* Records *
++++++++
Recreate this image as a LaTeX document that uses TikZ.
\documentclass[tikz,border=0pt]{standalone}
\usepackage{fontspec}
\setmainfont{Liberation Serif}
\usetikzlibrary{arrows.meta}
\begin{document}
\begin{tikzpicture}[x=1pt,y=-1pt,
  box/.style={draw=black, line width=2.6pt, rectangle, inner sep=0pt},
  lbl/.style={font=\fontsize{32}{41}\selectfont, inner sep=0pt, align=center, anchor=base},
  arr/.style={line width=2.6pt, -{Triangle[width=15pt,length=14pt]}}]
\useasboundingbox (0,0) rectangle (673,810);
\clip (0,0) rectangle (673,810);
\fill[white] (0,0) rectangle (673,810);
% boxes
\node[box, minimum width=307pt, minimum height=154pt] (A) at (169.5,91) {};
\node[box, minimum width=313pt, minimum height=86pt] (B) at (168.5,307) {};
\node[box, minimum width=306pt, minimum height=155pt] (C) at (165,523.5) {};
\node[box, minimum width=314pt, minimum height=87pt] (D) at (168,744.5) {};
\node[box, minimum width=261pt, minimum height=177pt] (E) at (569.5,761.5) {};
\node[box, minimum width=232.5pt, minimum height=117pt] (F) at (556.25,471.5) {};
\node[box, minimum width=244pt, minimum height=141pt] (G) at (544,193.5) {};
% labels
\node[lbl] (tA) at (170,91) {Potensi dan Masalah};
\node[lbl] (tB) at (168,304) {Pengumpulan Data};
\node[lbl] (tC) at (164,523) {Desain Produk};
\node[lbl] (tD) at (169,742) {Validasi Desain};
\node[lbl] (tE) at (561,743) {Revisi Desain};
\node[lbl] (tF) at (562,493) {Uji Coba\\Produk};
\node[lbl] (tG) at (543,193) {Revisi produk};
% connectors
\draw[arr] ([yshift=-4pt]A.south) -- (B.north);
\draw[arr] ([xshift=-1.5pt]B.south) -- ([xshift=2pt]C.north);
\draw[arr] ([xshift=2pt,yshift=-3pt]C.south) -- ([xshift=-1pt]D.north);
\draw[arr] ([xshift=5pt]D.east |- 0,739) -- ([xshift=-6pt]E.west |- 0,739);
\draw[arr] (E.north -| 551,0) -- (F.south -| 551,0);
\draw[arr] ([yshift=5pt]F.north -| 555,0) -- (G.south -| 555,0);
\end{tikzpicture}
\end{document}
++++++++
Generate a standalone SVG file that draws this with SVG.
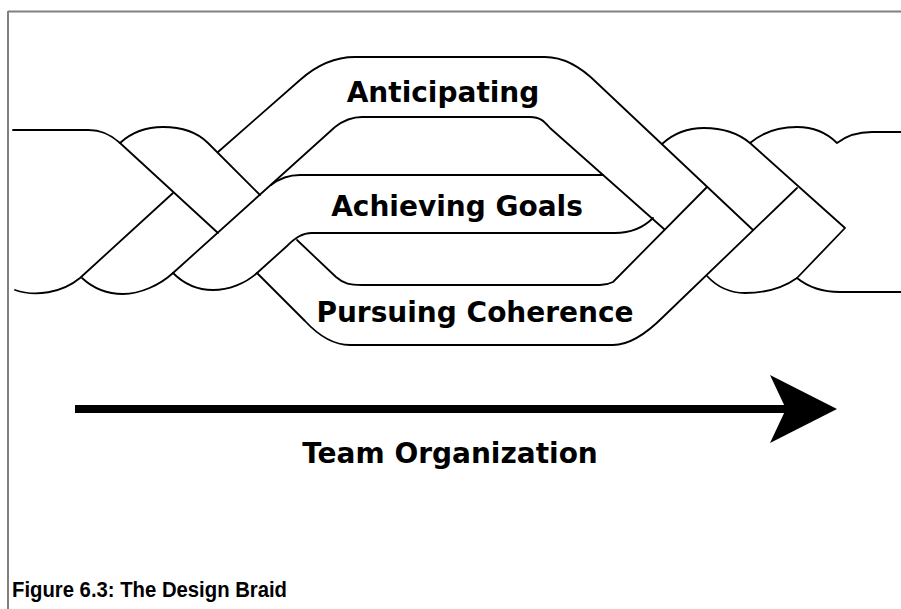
++++++++
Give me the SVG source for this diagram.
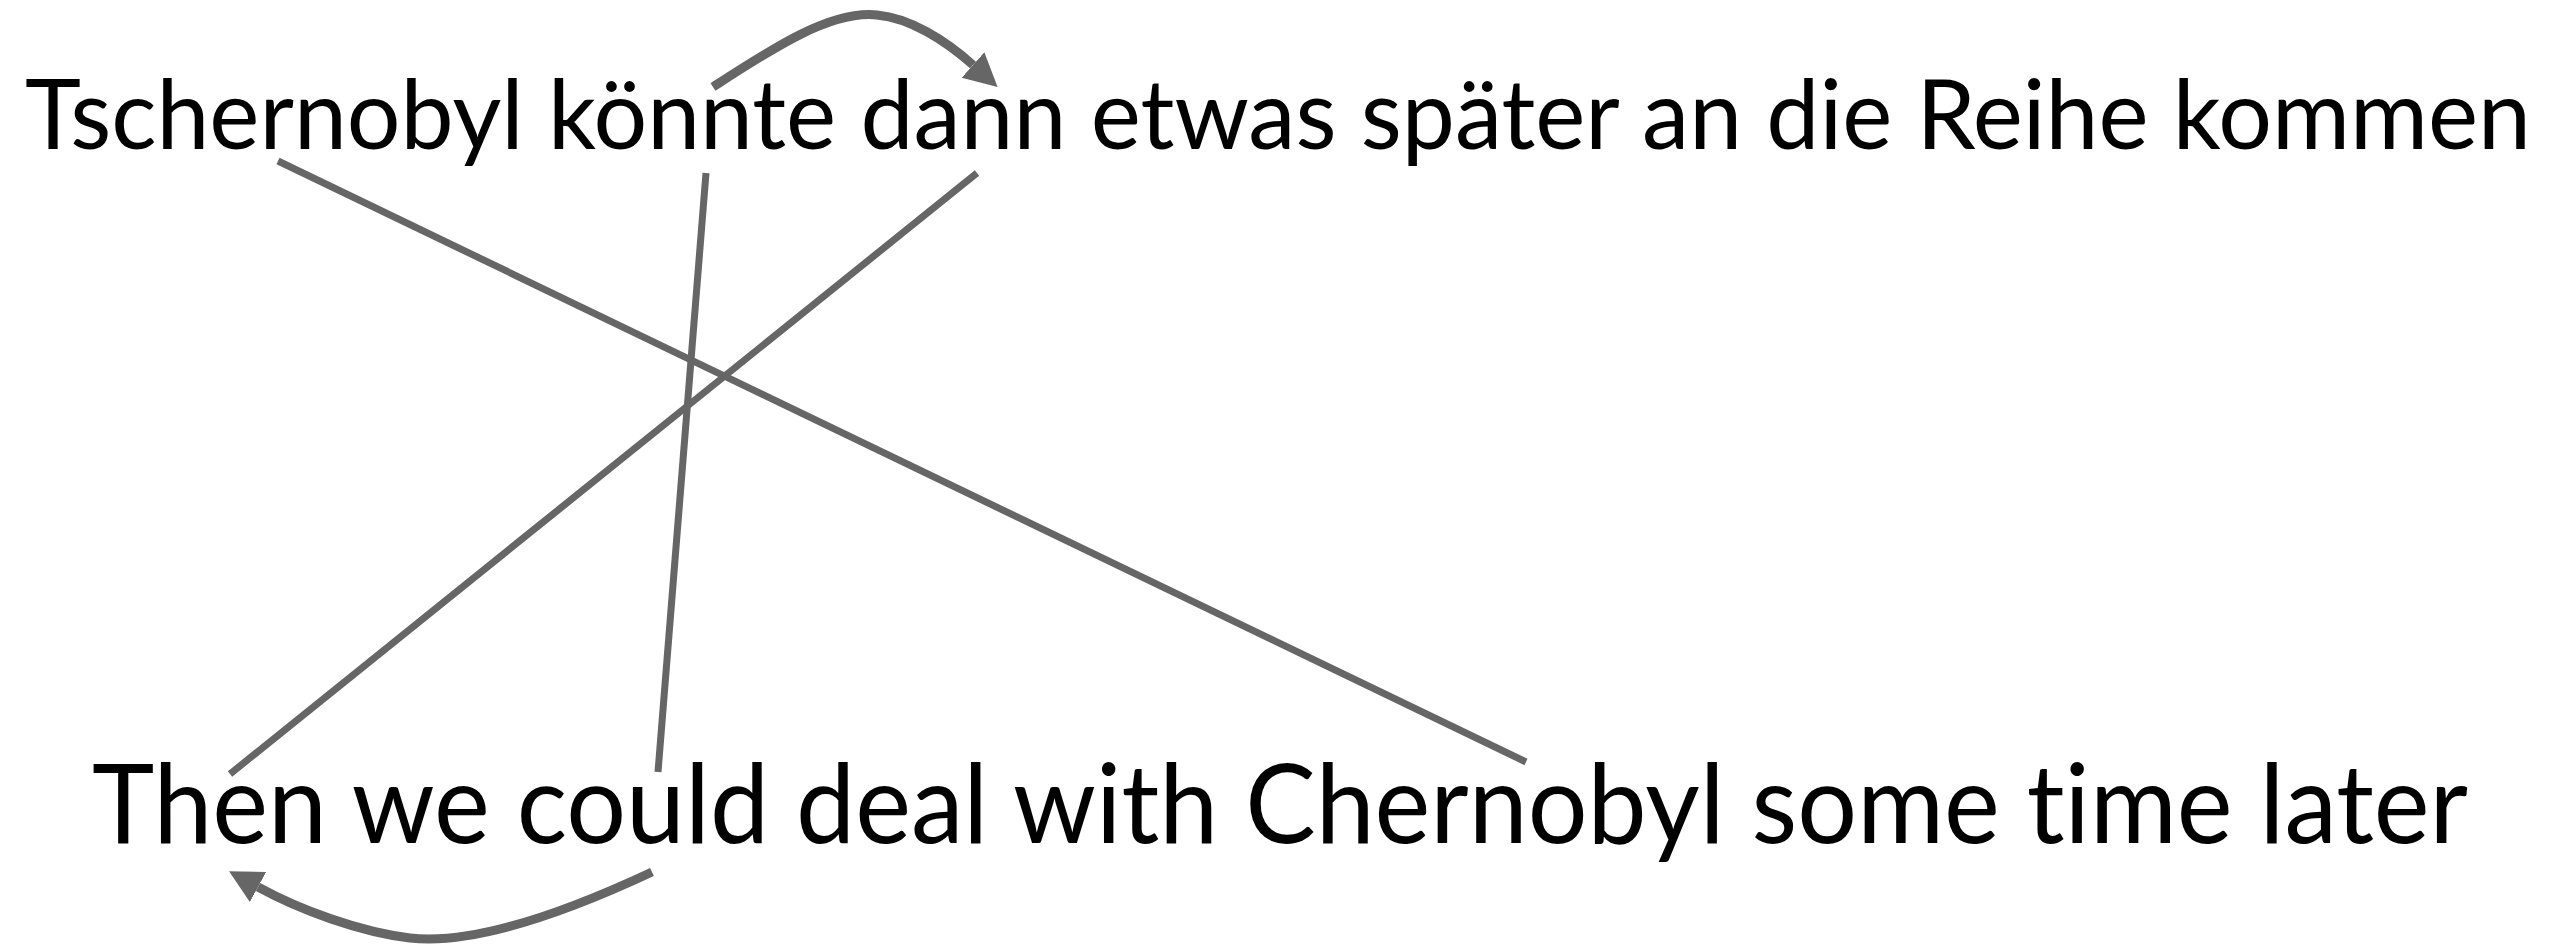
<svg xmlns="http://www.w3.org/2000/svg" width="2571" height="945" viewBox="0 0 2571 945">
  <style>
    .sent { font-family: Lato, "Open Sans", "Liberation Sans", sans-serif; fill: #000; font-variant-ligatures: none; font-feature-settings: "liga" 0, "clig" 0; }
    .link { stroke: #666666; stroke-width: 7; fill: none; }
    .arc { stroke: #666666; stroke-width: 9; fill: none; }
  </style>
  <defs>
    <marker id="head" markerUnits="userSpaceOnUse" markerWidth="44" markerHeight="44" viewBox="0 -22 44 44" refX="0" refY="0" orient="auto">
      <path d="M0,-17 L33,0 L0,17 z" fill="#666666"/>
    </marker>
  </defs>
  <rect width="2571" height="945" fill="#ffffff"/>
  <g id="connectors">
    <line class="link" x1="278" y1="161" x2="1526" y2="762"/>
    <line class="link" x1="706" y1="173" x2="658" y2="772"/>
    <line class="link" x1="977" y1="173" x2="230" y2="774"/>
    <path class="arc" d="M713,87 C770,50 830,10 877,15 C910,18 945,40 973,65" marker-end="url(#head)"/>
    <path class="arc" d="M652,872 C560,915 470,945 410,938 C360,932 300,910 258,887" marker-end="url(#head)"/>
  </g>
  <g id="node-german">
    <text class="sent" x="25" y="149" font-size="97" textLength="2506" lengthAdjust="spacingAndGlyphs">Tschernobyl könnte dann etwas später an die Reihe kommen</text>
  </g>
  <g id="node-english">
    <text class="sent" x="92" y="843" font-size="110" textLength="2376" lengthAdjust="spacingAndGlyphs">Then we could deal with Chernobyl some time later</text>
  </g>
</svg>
++++++++
Identify and copy the lines holding the word "that".

Recreate this image as a LaTeX document that uses TikZ.
Generate a standalone SVG file that draws this with SVG.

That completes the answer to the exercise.